Americans get a refresher course in inflation with each fill-up or trip to Walmart, but whole generations have come of age with no real recollection of or experience with sustained periods of rapidly rising prices. And having not had to contend with the phenomenon, thinking about what causes it and how to lick it may also not have been high on their priority list until the past year. Today we will take a deeper dive into the causes of excess inflation and the extraordinary confluence of events that brought us to this point.
The textbook definition of inflation is a sustained increase in the general level of prices over a period of time. A more colloquial and intuitive definition is the loss of purchasing power as a dollar doesn’t go as far as it used to. It is notoriously difficult to accurately predict, as the pandemic surge demonstrates, but it is essential to attack it vigorously once diagnosed.
Inflation can result from too much money in the system relative to economic activity. The Federal Reserve is charged with calibrating the money supply to support the demand for dollars, measured by the velocity or number of times a dollar circulates through the economy during the year. When the economy is expanding rapidly, dollars change hands more frequently, requiring the Fed to add more dollars to the system (increase the money supply). Too many dollars relative to velocity or demand for dollars can lead to inflation.
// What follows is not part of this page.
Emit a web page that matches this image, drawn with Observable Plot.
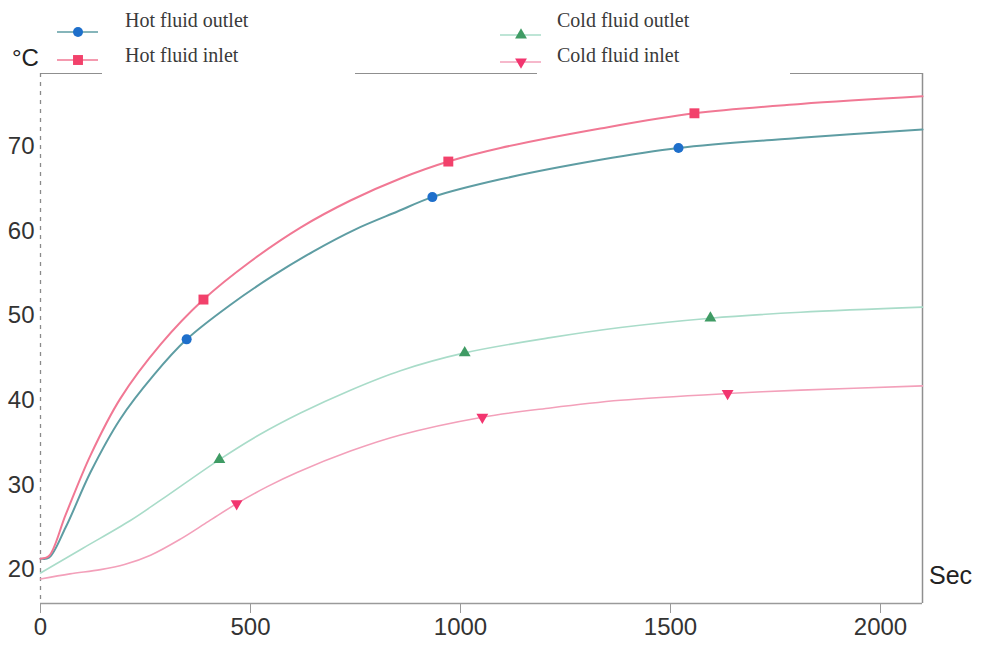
<!DOCTYPE html>
<html><head><meta charset="utf-8">
<script src="https://cdn.jsdelivr.net/npm/d3@7"></script>
<script src="https://cdn.jsdelivr.net/npm/@observablehq/plot@0.6"></script>
<style>
body{margin:0;background:#fff;}
#wrap{position:relative;width:982px;height:648px;overflow:hidden;font-family:"Liberation Sans",Arial,sans-serif;}
#chart{position:absolute;left:0;top:0;}
.mask{position:absolute;background:#fff;height:12px;top:67px;}
.leg{position:absolute;font-family:"Liberation Serif","Times New Roman",serif;font-size:20px;color:#3a3a3a;white-space:nowrap;line-height:20px;}
.sw{position:absolute;overflow:visible;}
.unit{position:absolute;font-size:24px;color:#222;line-height:24px;}
</style></head><body>
<div id="wrap"><div id="chart"></div></div>
<script>
// ---------- data ----------
const seriesNames = ["Hot fluid outlet", "Hot fluid inlet", "Cold fluid outlet", "Cold fluid inlet"];

const hotOutletTime = [0, 20, 60, 119, 190, 270, 348, 450, 550, 650, 750, 850, 933, 1095, 1333, 1519, 1810, 2100];
const hotOutletTemp = [21.3, 21.4, 25.0, 31.5, 37.8, 43.0, 47.2, 51.2, 54.6, 57.6, 60.2, 62.3, 64.0, 66.1, 68.4, 69.8, 71.0, 72.0];

const hotInletTime = [0, 20, 60, 119, 190, 286, 388, 500, 619, 738, 857, 971, 1095, 1333, 1557, 1810, 2100];
const hotInletTemp = [21.3, 21.6, 26.5, 33.5, 40.2, 46.6, 51.9, 56.4, 60.4, 63.6, 66.2, 68.2, 69.8, 72.1, 73.9, 75.0, 75.9];

const coldOutletTime = [0, 100, 214, 286, 426, 520, 619, 738, 857, 1010, 1214, 1381, 1595, 1810, 2100];
const coldOutletTemp = [19.6, 22.5, 25.8, 28.2, 33.0, 35.9, 38.5, 41.2, 43.5, 45.6, 47.4, 48.6, 49.7, 50.4, 51.0];

const coldInletTime = [0, 70, 143, 200, 262, 333, 400, 467, 540, 612, 738, 857, 1052, 1214, 1381, 1636, 1810, 2100];
const coldInletTemp = [18.9, 19.5, 20.0, 20.6, 21.7, 23.6, 25.7, 27.8, 29.8, 31.5, 34.0, 35.9, 38.0, 39.1, 40.0, 40.8, 41.2, 41.7];

// marker positions on each curve
const hotOutletMarkTime = [348, 933, 1519];
const hotOutletMarkTemp = [47.2, 64.0, 69.8];
const hotInletMarkTime = [388, 971, 1557];
const hotInletMarkTemp = [51.9, 68.2, 73.9];
const coldOutletMarkTime = [426, 1010, 1595];
const coldOutletMarkTemp = [33.0, 45.6, 49.7];
const coldInletMarkTime = [467, 1052, 1636];
const coldInletMarkTemp = [27.8, 38.0, 40.8];

const xTicks = [0, 500, 1000, 1500, 2000];
const yTicks = [20, 30, 40, 50, 60, 70];
const xDomain = [0, 2100];
const yDomain = [16, 78.6];

// ---------- styles ----------
const lineColors = ["#5e9da3", "#f17894", "#a9dcc9", "#f3a0ba"];
const markColors = ["#1e6fcb", "#f2416b", "#3f9b64", "#f2356f"];
const lineWidths = [2, 2, 1.6, 1.6];

const triangleDown = {
  draw(context, size) {
    const y = -Math.sqrt(size / (Math.sqrt(3) * 3));
    context.moveTo(0, -y * 2);
    context.lineTo(-Math.sqrt(3) * y, y);
    context.lineTo(Math.sqrt(3) * y, y);
    context.closePath();
  }
};
const symbols = ["circle", "square", "triangle", triangleDown];
const markR = [5, 5.6, 4.4, 4.4];

const lineData = [
  [hotOutletTime, hotOutletTemp],
  [hotInletTime, hotInletTemp],
  [coldOutletTime, coldOutletTemp],
  [coldInletTime, coldInletTemp]
].map(([t, v], i) => t.map((x, j) => ({series: seriesNames[i], t: x, v: v[j]})));

const markData = [
  [hotOutletMarkTime, hotOutletMarkTemp],
  [hotInletMarkTime, hotInletMarkTemp],
  [coldOutletMarkTime, coldOutletMarkTemp],
  [coldInletMarkTime, coldInletMarkTemp]
].map(([t, v], i) => t.map((x, j) => ({series: seriesNames[i], t: x, v: v[j]})));

const drawOrder = [2, 3, 0, 1];

const marks = [
  Plot.ruleY([yDomain[1]], {stroke: "#8f8f8f", strokeWidth: 1.2}),
  Plot.ruleY([yDomain[0]], {stroke: "#9a9a9a", strokeWidth: 1.5}),
  Plot.ruleX([xDomain[1]], {stroke: "#8f8f8f", strokeWidth: 1.5}),
  Plot.ruleX([xDomain[0]], {stroke: "#8a8a8a", strokeWidth: 1.3, strokeDasharray: "4,5"}),
  Plot.axisX({ticks: xTicks, tickSize: 10, tickPadding: 4, fontSize: 24, stroke: "#9a9a9a", fill: "#333", label: null, tickFormat: d => String(d)}),
  Plot.axisY({ticks: yTicks, tickSize: 0, tickPadding: 6, fontSize: 24, fill: "#333", label: null, tickFormat: d => String(d)}),
];
for (const i of drawOrder) {
  marks.push(Plot.line(lineData[i], {x: "t", y: "v", stroke: lineColors[i], strokeWidth: lineWidths[i], curve: "catmull-rom"}));
}
for (const i of drawOrder) {
  marks.push(Plot.dot(markData[i], {x: "t", y: "v", symbol: () => symbols[i], r: markR[i], fill: markColors[i], stroke: "none"}));
}

const chart = Plot.plot({
  width: 982,
  height: 648,
  marginLeft: 40,
  marginRight: 60,
  marginTop: 73,
  marginBottom: 45,
  x: {domain: xDomain},
  y: {domain: yDomain},
  symbol: {type: "identity"},
  style: {background: "#fff", fontFamily: "'Liberation Sans', Arial, sans-serif"},
  marks
});
document.getElementById("chart").appendChild(chart);

// ---------- overlays: legend, unit labels, frame gaps ----------
const wrap = document.getElementById("wrap");
function add(html) { wrap.insertAdjacentHTML("beforeend", html); }

add(`<div class="mask" style="left:102px;width:253px"></div>`);
add(`<div class="mask" style="left:537px;width:253px"></div>`);
add(`<div class="unit" style="left:12px;top:46px">°C</div>`);
add(`<div class="unit" style="left:929px;top:563px;font-size:25px">Sec</div>`);

const legendItems = [
  {i: 0, sx: 57, sy: 32, tx: 125, ty: 10},
  {i: 1, sx: 57, sy: 60, tx: 125, ty: 45},
  {i: 2, sx: 500, sy: 35, tx: 557, ty: 10},
  {i: 3, sx: 500, sy: 62, tx: 557, ty: 45}
];
for (const it of legendItems) {
  const s = d3.create("svg").attr("class", "sw").attr("width", 42).attr("height", 16)
    .style("left", it.sx + "px").style("top", (it.sy - 8) + "px");
  s.append("line").attr("x1", 0).attr("x2", 41).attr("y1", 8).attr("y2", 8)
    .attr("stroke", lineColors[it.i]).attr("stroke-width", 1.6);
  const sym = typeof symbols[it.i] === "string" ? {circle: d3.symbolCircle, square: d3.symbolSquare, triangle: d3.symbolTriangle}[symbols[it.i]] : symbols[it.i];
  s.append("path").attr("transform", "translate(21,8)")
    .attr("d", d3.symbol(sym, Math.PI * markR[it.i] * markR[it.i])())
    .attr("fill", markColors[it.i]);
  wrap.appendChild(s.node());
  add(`<div class="leg" style="left:${it.tx}px;top:${it.ty}px">${seriesNames[it.i]}</div>`);
}
</script>
</body></html>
It should be noted that money supply control was the primary Fed tool in the 1970s and 1980s but has largely been replaced with interest rate targeting that we hear so much about today. With the explosion in electronic and virtual transactions, the management and even definition of the “money supply” has become challenging, but the concept of too much easy money as a cause of inflation remains valid.
Another potential source of price instability is called “demand pull” inflation, as the economy expands rapidly and surging demand for goods and services outstrips production capacity, bidding up prices. Demand pull inflation can often be observed in home prices during periods of booming real estate sales. As the number of buyers expands faster than the pool of sellers, home prices rise, sometimes rapidly. Real estate is a bellwether for the broader economy, as constitutes a significant proportion of price indices like the CPI. The housing market and auto manufacturing are especially relevant since they generate so much secondary economic activity in construction, sales, insurance, parts manufacturing, and lending activity.
The third major episodic cause of rising prices is “cost push” inflation, a shock to the supply side of the supply-demand equation in which demand remains relatively stable but the supply of goods or services is restricted or impeded. Cost push inflation often occurs in response to a natural disaster that damages production facilities or an induced scarcity due to geopolitical forces. For readers of a certain age, the 1973 Arab Oil embargo is the classic example during which Middle Eastern oil-producing nations formed a cartel called OPEC and conspired to limit supplies of crude oil to the West, tripling oil prices and forcing drivers to queue up at gas stations.
We can easily point to historical examples of inflationary bouts arising from each of these conditions. What is notable about the current price instability is that it traces its origin to all three of these conditions arising out of external factors as well as policy reactions to the crisis.
Responding to the pandemic emergency, the Fed rapidly swelled the money supply by a third in an effort to revive the crashing economy as the velocity plummeted. The unexpectedly rapid rebound from the covid shutdown has resulted in too many dollars chasing too few goods, one of the classic causes inflation triggers. Hindsight of course provides clarity, but the reaction at the time was informed by the potential for a prolonged depression in economic activity arising from a once-in-a-century health emergency.
In mid-2020, the likelihood of a severe and extended recession was the base case as the world awaited an effective vaccine and shutdowns and social distancing were the only available measures to stem the growing death toll. In the event, many workers were able to maintain employment remotely, just as Congress and two Presidents injected over $5 trillion in direct stimulus spending into the economic bloodstream. Flush with cash and stuck at home, households ramped up spending on everything from houses to cars to iPads. Hello demand pull inflation: a sudden and unexpected spike in consumer demand added fuel to the flames of inflation.
Meanwhile, off the coast of California: 109 massive container ships waiting last January to be unloaded testified to the unprecedented collapse of supply chains which had quite justifiably throttled back in expectation of a lengthy downturn. This constriction of supply was a case study in cost push inflation that is only now beginning to abate. Witness a triple whammy of inflationary influences that will serve as a case study for future generations of grad students.
The good news is that we know how to whip inflation thanks to the lessons of the 1980s. The bad news is that the medicine tastes bitter and will necessitate cooling off the red-hot job and housing markets, but in time the patient will recover.
Christopher A. Hopkins is a chartered financial analyst and co-founder of Apogee Wealth Advisors.